Collected material
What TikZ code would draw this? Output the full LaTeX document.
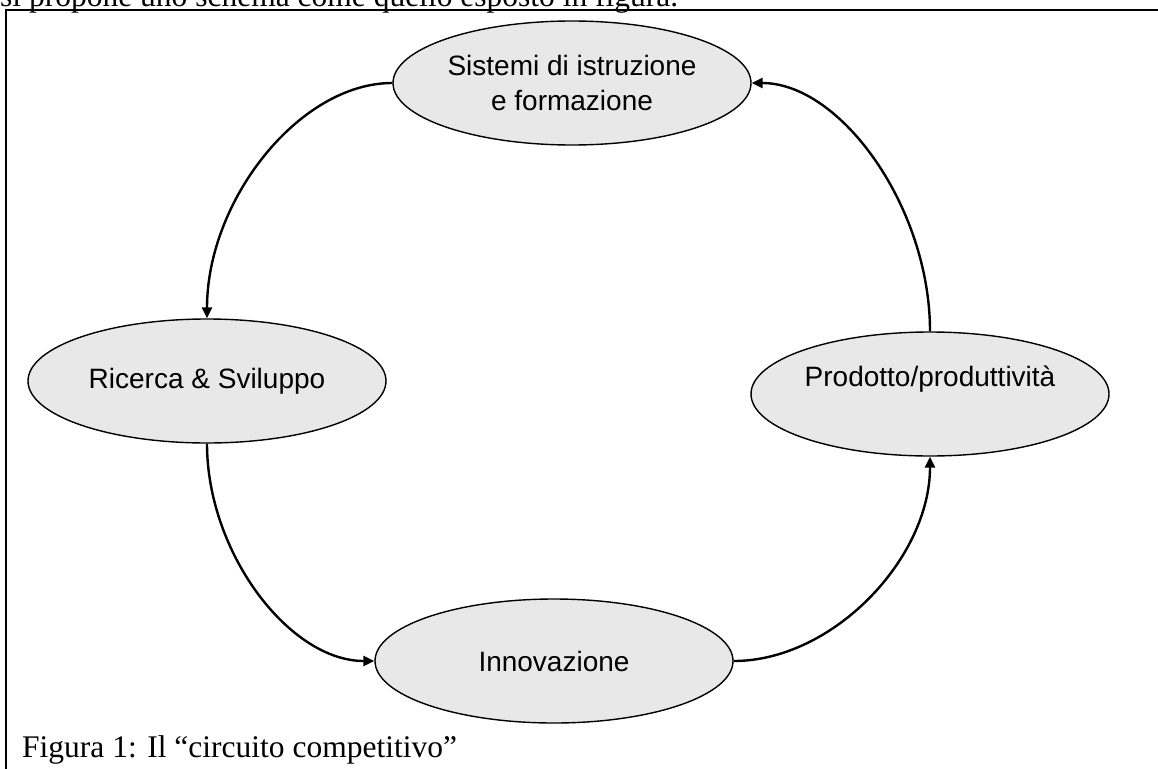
\documentclass[tikz,border=0pt]{standalone}
\usepackage{fontspec}
\setmainfont{Liberation Serif}
\newfontfamily\arialfont{Liberation Sans}
\usetikzlibrary{shapes.geometric,arrows.meta,calc}
\definecolor{ellfill}{RGB}{232,232,232}
\begin{document}
\begin{tikzpicture}[x=1pt,y=-1pt,
  bubble/.style={ellipse, draw=black, line width=1.4pt, fill=ellfill,
    minimum width=358pt, minimum height=124pt, inner sep=0pt, align=center,
    font=\arialfont\fontsize{28}{35}\selectfont},
  link/.style={line width=2.4pt, -{Triangle[length=11pt,width=10pt]}},
  serif/.style={font=\fontsize{31.5}{38}\selectfont, inner sep=0pt, anchor=base west},
  frame/.style={line width=2.8pt}]
\useasboundingbox (0,0) rectangle (1158,768);
% partially visible text line above the frame
\node[serif] (intro) at (0,7) {si propone uno schema come quello esposto in figura.};
% frame (only the top and left edges fall inside the picture)
\coordinate (fbl) at (6,790);
\coordinate (ftl) at (6,10);
\coordinate (ftr) at (1180,10);
\draw[frame] (fbl) -- (ftl) -- (ftr);
% ellipses
\node[bubble] (sis) at (572,83) {Sistemi di istruzione\\e formazione};
\node[bubble] (ric) at (207,381) {Ricerca \& Sviluppo};
\node[bubble] (pro) at (930,394) {Prodotto/produttività\\\mbox{}};
\node[bubble] (inn) at (554,661) {Innovazione};
% connectors
\draw[link] (sis.west) .. controls ($(sis.west)+(-93,0)$) and ($(ric.north)+(0,-118)$) .. (ric.north);
\draw[link] (ric.south) .. controls ($(ric.south)+(0,109)$) and ($(inn.west)+(-85,0)$) .. (inn.west);
\draw[link] (inn.east) .. controls ($(inn.east)+(99,0)$) and ($(pro.south)+(0,102)$) .. (pro.south);
\draw[link] (pro.north) .. controls ($(pro.north)+(0,-124)$) and ($(sis.east)+(89,0)$) .. (sis.east);
% caption
\node[serif] (cap) at (22,757) {Figura 1: Il “circuito competitivo”};
\end{tikzpicture}
\end{document}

Given task
Show every line that contains the word "draw".

Result for this exercise
What TikZ code would draw this? Output the full LaTeX document.
  bubble/.style={ellipse, draw=black, line width=1.4pt, fill=ellfill,
\draw[frame] (fbl) -- (ftl) -- (ftr);
\draw[link] (sis.west) .. controls ($(sis.west)+(-93,0)$) and ($(ric.north)+(0,-118)$) .. (ric.north);
\draw[link] (ric.south) .. controls ($(ric.south)+(0,109)$) and ($(inn.west)+(-85,0)$) .. (inn.west);
\draw[link] (inn.east) .. controls ($(inn.east)+(99,0)$) and ($(pro.south)+(0,102)$) .. (pro.south);
\draw[link] (pro.north) .. controls ($(pro.north)+(0,-124)$) and ($(sis.east)+(89,0)$) .. (sis.east);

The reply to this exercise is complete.